The Paraguayan cultural space Casa Popore is one of the special guests at the eighth edition of ArteCo, the Contemporary Art Fair of Corrientes (Argentina), held from May 21 to 24 at the Museum of Contemporary Art (MACC). The participation takes place through the group exhibition “Memory, Clay and Weave,” which brings together indigenous art, traditional crafts and contemporary art from the Argentine coast, Paraguay and southern Brazil.
Curated by Gabriel Romero and Hada Irastorza, the exhibition celebrates the memory, landscape and shared cultural practices of the region. In addition to Casa Popore, the exhibition includes the groups Artesanos del Iberá, Guaraní Porá (PY), El Cántaro Almacén de Arte (PY), the State University of Londrina (BR) and Rewilding Argentina. The general curation of the fair is by Marcelo Dansey, who chose as the axes of this edition “rootedness to the territory and the power of belief systems” in regional production.

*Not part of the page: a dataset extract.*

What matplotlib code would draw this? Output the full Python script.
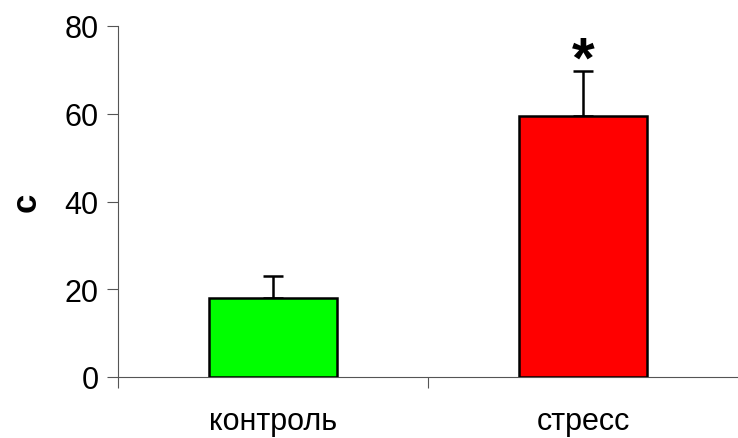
import matplotlib.pyplot as plt
from matplotlib.ticker import FixedLocator, NullFormatter

plt.rcParams["font.family"] = ["Liberation Sans", "DejaVu Sans"]

categories = ["контроль", "стресс"]
means = [18.0, 59.5]
errors = [5.0, 10.2]
colors = ["#00ff00", "#ff0000"]

fig = plt.figure(figsize=(7.38, 4.39), dpi=100)
ax = fig.add_axes([118 / 738, 1 - 378 / 439, 1 - 118 / 738, (378 - 27) / 439])

x = range(len(categories))
ax.bar(x, means, width=0.41, color=colors, edgecolor="black", linewidth=1.8, zorder=3)
ax.errorbar(x, means, yerr=[[0, 0], errors], fmt="none", ecolor="black",
            elinewidth=1.8, capsize=7.5, capthick=1.8, zorder=2)
ax.text(1, means[1] + errors[1] + 2.2, "*", ha="center", va="center",
        fontsize=42, fontweight="bold")

ax.set_xlim(-0.5, 1.5)
ax.set_ylim(0, 80)
ax.set_yticks([0, 20, 40, 60, 80])
ax.set_xticks(list(x))
ax.set_xticklabels(categories)
ax.xaxis.set_minor_locator(FixedLocator([-0.5, 0.5]))
ax.xaxis.set_minor_formatter(NullFormatter())
ax.tick_params(axis="x", which="major", length=0, pad=21, labelsize=22)
ax.tick_params(axis="x", which="minor", direction="out", length=8,
               color="#555555", width=0.8)
ax.tick_params(axis="y", length=8, color="#555555", width=0.8, labelsize=22, pad=6)

for side in ["top", "right"]:
    ax.spines[side].set_visible(False)
for side in ["left", "bottom"]:
    ax.spines[side].set_color("#555555")
    ax.spines[side].set_linewidth(0.8)

ax.set_ylabel("с", fontsize=25, fontweight="bold", labelpad=16)

fig.savefig("out.png", dpi=100)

Casa Popore brings to Corrientes a diverse set of works: ceramics by Julia Isidrez, Ediltrudis and Carolina Noguera; drawings by the Nivaclé community; Manjui weavings by Esperanza Gómez; and wood sculptures by the Aché people. The selection does not follow a single thematic line, but reflects the diversity of languages and techniques of each artist and community. “Each artist, each people, each technique speaks from its own language, irreducible to that of others,” the organization describes.
Founded nearly a decade ago, Casa Popore has built long-term relationships with artists from various indigenous peoples of Paraguay — Mbya Guaraní, Ayoreo, Aché, Enlhet, Nivaclé and Manjui — and with creators from the country's folk cultures. Participation in ArteCo 2026 is another chapter in this trajectory of cross-border cultural exchange.